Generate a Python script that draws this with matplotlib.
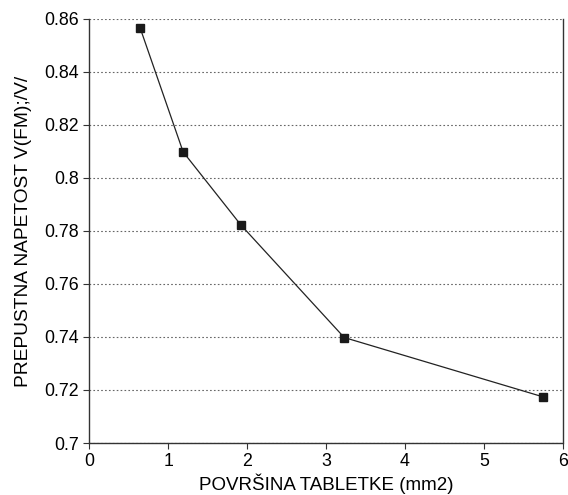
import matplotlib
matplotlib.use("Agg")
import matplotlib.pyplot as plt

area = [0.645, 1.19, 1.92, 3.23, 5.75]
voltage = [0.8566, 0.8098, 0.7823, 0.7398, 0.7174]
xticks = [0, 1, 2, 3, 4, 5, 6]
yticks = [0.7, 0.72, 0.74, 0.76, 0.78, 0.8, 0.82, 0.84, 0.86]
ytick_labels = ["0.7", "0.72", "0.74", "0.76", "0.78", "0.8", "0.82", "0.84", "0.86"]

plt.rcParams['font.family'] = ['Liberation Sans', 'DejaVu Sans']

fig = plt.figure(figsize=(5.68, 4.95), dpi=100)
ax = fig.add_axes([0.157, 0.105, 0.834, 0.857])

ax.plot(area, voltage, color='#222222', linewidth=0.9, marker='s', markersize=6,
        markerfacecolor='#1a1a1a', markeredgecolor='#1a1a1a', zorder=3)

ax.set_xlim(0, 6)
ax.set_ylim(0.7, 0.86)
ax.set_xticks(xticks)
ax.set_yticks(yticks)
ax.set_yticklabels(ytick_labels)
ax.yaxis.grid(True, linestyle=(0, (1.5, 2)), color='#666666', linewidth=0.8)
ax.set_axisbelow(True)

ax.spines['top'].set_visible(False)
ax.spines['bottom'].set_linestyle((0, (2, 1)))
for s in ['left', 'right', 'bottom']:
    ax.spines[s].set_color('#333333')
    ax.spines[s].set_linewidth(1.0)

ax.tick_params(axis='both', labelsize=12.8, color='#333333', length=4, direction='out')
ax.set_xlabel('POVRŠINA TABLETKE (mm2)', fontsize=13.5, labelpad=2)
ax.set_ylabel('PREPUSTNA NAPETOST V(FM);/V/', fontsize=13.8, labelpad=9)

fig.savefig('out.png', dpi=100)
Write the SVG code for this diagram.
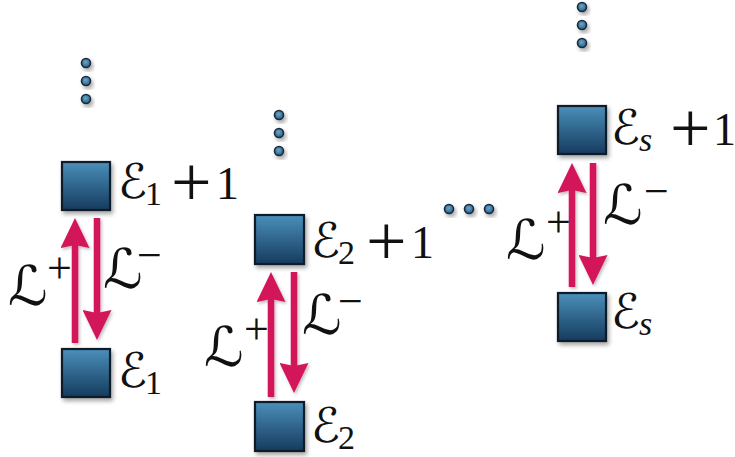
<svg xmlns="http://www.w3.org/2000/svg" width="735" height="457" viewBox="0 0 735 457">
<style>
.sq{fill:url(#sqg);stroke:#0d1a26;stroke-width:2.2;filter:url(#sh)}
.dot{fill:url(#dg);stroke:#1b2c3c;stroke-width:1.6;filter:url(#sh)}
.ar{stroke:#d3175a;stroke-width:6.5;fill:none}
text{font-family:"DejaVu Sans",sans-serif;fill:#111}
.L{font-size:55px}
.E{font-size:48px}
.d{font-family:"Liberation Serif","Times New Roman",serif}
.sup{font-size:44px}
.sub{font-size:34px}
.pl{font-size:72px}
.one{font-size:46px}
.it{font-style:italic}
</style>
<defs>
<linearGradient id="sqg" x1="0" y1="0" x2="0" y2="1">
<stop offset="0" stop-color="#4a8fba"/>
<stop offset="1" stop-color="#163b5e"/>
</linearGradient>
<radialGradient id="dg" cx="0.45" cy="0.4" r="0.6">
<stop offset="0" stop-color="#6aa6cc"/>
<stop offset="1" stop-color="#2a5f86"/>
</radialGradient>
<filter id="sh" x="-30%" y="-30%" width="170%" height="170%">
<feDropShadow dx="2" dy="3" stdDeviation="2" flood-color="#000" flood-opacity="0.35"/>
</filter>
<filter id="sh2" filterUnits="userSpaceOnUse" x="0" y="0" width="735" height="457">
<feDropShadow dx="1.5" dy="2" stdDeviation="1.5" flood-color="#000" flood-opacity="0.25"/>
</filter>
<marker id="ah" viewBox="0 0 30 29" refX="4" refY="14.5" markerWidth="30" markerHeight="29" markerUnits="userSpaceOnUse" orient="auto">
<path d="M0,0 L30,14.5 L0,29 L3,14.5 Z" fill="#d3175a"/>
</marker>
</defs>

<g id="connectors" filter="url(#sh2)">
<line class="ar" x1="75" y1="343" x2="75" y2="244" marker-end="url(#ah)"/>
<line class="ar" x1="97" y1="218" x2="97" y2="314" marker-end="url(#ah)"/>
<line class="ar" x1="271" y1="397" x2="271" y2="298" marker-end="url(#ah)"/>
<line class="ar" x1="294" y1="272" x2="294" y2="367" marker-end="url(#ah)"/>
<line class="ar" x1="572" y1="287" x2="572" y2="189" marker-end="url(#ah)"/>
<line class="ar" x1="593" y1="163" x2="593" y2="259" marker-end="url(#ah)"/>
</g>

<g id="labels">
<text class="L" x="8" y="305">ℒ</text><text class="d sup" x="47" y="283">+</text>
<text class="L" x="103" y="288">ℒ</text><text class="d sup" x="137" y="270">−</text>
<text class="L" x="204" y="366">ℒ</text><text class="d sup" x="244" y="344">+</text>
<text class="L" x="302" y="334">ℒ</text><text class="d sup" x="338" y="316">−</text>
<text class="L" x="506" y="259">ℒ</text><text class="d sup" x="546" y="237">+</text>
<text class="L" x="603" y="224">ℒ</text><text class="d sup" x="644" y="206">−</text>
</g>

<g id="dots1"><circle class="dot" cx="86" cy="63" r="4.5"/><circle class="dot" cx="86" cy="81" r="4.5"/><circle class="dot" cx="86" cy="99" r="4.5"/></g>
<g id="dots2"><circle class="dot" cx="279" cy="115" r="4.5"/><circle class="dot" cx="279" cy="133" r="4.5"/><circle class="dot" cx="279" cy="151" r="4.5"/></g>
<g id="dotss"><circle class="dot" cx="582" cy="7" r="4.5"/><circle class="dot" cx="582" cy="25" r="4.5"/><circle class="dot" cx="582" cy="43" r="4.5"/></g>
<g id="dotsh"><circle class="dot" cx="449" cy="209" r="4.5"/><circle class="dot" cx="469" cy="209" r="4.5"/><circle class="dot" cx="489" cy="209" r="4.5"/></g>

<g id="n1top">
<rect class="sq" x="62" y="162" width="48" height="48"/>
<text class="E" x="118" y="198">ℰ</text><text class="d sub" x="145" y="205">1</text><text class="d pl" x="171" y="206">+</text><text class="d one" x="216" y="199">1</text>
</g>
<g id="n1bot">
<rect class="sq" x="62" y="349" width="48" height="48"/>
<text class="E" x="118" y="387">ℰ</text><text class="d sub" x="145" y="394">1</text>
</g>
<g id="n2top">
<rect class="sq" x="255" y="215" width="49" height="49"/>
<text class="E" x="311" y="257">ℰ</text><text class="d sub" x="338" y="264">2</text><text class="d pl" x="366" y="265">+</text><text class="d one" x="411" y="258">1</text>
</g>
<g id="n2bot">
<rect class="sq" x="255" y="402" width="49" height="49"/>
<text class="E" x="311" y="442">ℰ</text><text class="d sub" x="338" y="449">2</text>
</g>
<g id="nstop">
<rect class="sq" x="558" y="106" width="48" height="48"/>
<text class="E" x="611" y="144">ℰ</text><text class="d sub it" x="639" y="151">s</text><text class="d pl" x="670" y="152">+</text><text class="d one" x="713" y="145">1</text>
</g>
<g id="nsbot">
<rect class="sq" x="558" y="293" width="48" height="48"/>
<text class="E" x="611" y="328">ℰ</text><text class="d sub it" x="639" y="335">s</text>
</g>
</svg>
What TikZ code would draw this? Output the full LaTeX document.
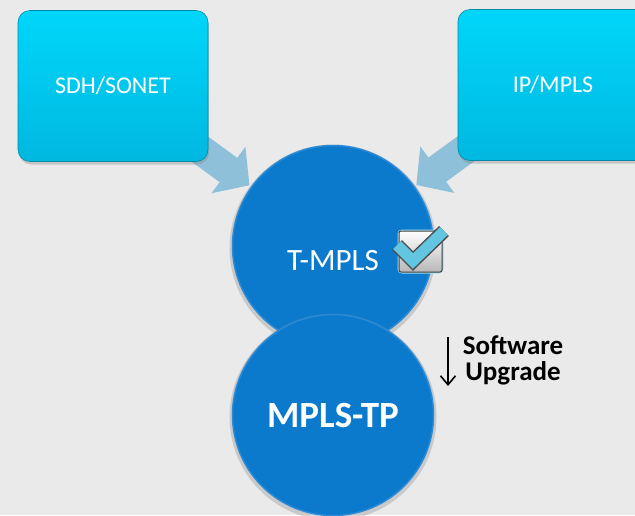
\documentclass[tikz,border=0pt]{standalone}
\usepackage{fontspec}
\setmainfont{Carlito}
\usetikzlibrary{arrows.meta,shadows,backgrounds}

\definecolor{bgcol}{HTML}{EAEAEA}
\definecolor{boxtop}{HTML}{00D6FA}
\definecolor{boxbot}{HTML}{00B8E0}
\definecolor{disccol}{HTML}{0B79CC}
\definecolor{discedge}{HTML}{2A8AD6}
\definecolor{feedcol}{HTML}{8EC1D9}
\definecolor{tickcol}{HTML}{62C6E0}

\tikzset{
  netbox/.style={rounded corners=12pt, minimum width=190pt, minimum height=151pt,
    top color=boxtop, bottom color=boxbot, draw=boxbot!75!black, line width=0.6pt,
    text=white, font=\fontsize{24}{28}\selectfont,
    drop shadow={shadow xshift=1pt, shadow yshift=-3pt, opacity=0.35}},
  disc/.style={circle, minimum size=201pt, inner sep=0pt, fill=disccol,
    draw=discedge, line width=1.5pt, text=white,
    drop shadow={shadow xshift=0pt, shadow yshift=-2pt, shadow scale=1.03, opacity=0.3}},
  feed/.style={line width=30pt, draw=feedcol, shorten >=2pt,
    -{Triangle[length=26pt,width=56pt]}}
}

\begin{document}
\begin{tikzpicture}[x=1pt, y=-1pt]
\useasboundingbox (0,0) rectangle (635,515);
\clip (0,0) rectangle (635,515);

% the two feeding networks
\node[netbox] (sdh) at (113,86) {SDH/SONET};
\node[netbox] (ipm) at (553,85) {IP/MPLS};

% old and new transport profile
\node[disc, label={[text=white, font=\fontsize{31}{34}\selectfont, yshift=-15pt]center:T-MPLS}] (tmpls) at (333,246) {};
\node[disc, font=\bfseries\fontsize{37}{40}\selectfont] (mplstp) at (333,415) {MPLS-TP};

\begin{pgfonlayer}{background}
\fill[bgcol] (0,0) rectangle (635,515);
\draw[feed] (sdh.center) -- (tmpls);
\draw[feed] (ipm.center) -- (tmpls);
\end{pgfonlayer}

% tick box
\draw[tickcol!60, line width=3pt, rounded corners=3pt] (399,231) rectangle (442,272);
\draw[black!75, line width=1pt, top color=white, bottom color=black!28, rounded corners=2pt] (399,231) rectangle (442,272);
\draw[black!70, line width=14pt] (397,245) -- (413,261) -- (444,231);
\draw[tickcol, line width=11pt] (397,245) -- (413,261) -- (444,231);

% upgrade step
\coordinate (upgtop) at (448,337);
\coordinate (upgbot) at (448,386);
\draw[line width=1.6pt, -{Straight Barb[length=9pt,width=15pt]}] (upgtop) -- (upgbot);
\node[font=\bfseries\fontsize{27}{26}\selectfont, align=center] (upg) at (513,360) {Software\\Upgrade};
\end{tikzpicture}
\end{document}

......

Work instructions:
Each line from the top of the material through the line containing "ax.spines[s].set_linewidth(1.0)" should be reproduced exactly; please drop any images.

Task output:
Generate a Python script that draws this with matplotlib.
import matplotlib
matplotlib.use("Agg")
import matplotlib.pyplot as plt

area = [0.645, 1.19, 1.92, 3.23, 5.75]
voltage = [0.8566, 0.8098, 0.7823, 0.7398, 0.7174]
xticks = [0, 1, 2, 3, 4, 5, 6]
yticks = [0.7, 0.72, 0.74, 0.76, 0.78, 0.8, 0.82, 0.84, 0.86]
ytick_labels = ["0.7", "0.72", "0.74", "0.76", "0.78", "0.8", "0.82", "0.84", "0.86"]

plt.rcParams['font.family'] = ['Liberation Sans', 'DejaVu Sans']

fig = plt.figure(figsize=(5.68, 4.95), dpi=100)
ax = fig.add_axes([0.157, 0.105, 0.834, 0.857])

ax.plot(area, voltage, color='#222222', linewidth=0.9, marker='s', markersize=6,
        markerfacecolor='#1a1a1a', markeredgecolor='#1a1a1a', zorder=3)

ax.set_xlim(0, 6)
ax.set_ylim(0.7, 0.86)
ax.set_xticks(xticks)
ax.set_yticks(yticks)
ax.set_yticklabels(ytick_labels)
ax.yaxis.grid(True, linestyle=(0, (1.5, 2)), color='#666666', linewidth=0.8)
ax.set_axisbelow(True)

ax.spines['top'].set_visible(False)
ax.spines['bottom'].set_linestyle((0, (2, 1)))
for s in ['left', 'right', 'bottom']:
    ax.spines[s].set_color('#333333')
    ax.spines[s].set_linewidth(1.0)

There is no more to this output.